Accessibility is the key differentiator for banking logos compared to other financial niches. While investment firms can afford to feel exclusive and accounting firms can afford to feel technical, banks need to feel like institutions that welcome everyone. This means avoiding designs that signal exclusivity, intellectual complexity, or niche specialization. Clean, medium-weight typography in blue or green with a simple, memorable symbol tends to perform well because it communicates professionalism without intimidation.
Fintech and Digital Finance Logos
Fintech companies occupy a unique position between technology and finance, and their logos should reflect this dual identity. The design should feel more like a technology brand than a traditional financial institution, using the visual language of consumer technology: bright colors, geometric shapes, clean sans-serif type, and dynamic compositions that suggest speed and innovation. The challenge is maintaining enough financial credibility that users trust the platform with real money.
Color choices for fintech brands tend toward brighter, more saturated palettes than traditional finance. Bright greens, electric blues, purples, and even oranges appear in fintech branding because these companies are actively trying to look different from the institutions they are disrupting. The risk is that too-bright or too-playful colors can undermine the trust necessary for handling financial transactions.

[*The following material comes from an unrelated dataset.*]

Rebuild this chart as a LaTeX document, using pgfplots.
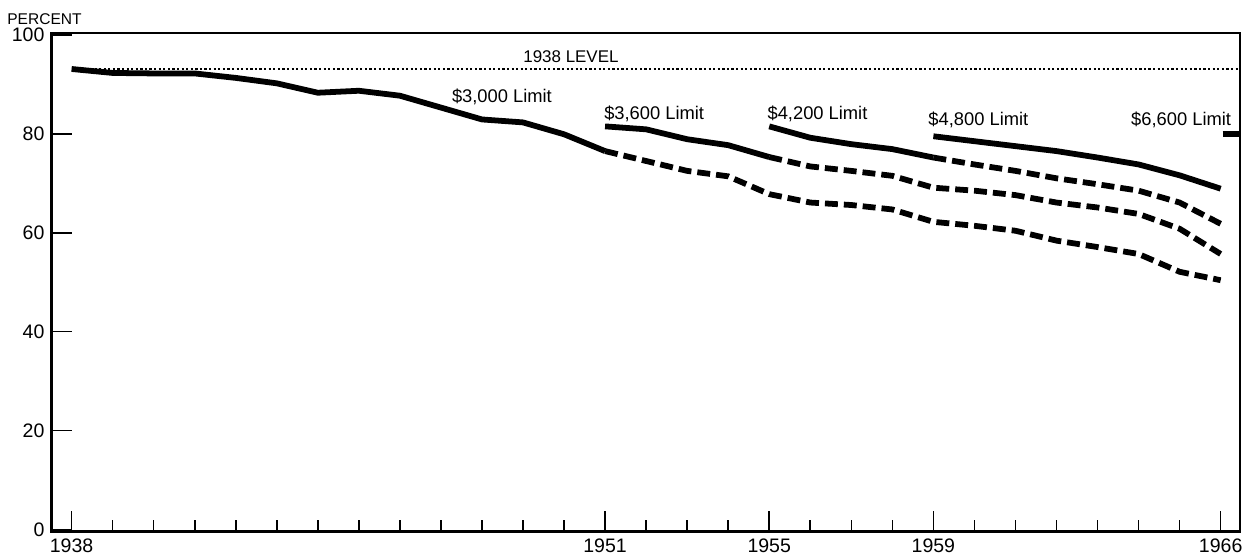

The most successful fintech brands find a balance where colors feel modern and approachable while still carrying enough substance to support financial credibility.
Niche Positioning Through Visual Identity
The most effective way to use your logo to signal your niche is through the combined effect of all design elements rather than any single one. A wealth management firm does not need a gold vault symbol to communicate its focus. The combination of generous letter spacing, a muted premium color palette, and refined serif typography already communicates exclusivity and sophisticated financial stewardship without a single literal symbol. Similarly, a fintech startup does not need a circuit board icon. A bright, clean sans-serif mark with a dynamic composition already signals technology-forward financial innovation. Trust the cumulative effect of strategic design choices rather than relying on a single obvious symbol to do all the communicating.
Your financial niche determines your logo's design requirements more than personal aesthetic preference. Design for the audience you actually serve and the expectations they bring to the relationship, not for a hypothetical ideal of what a financial logo should look like.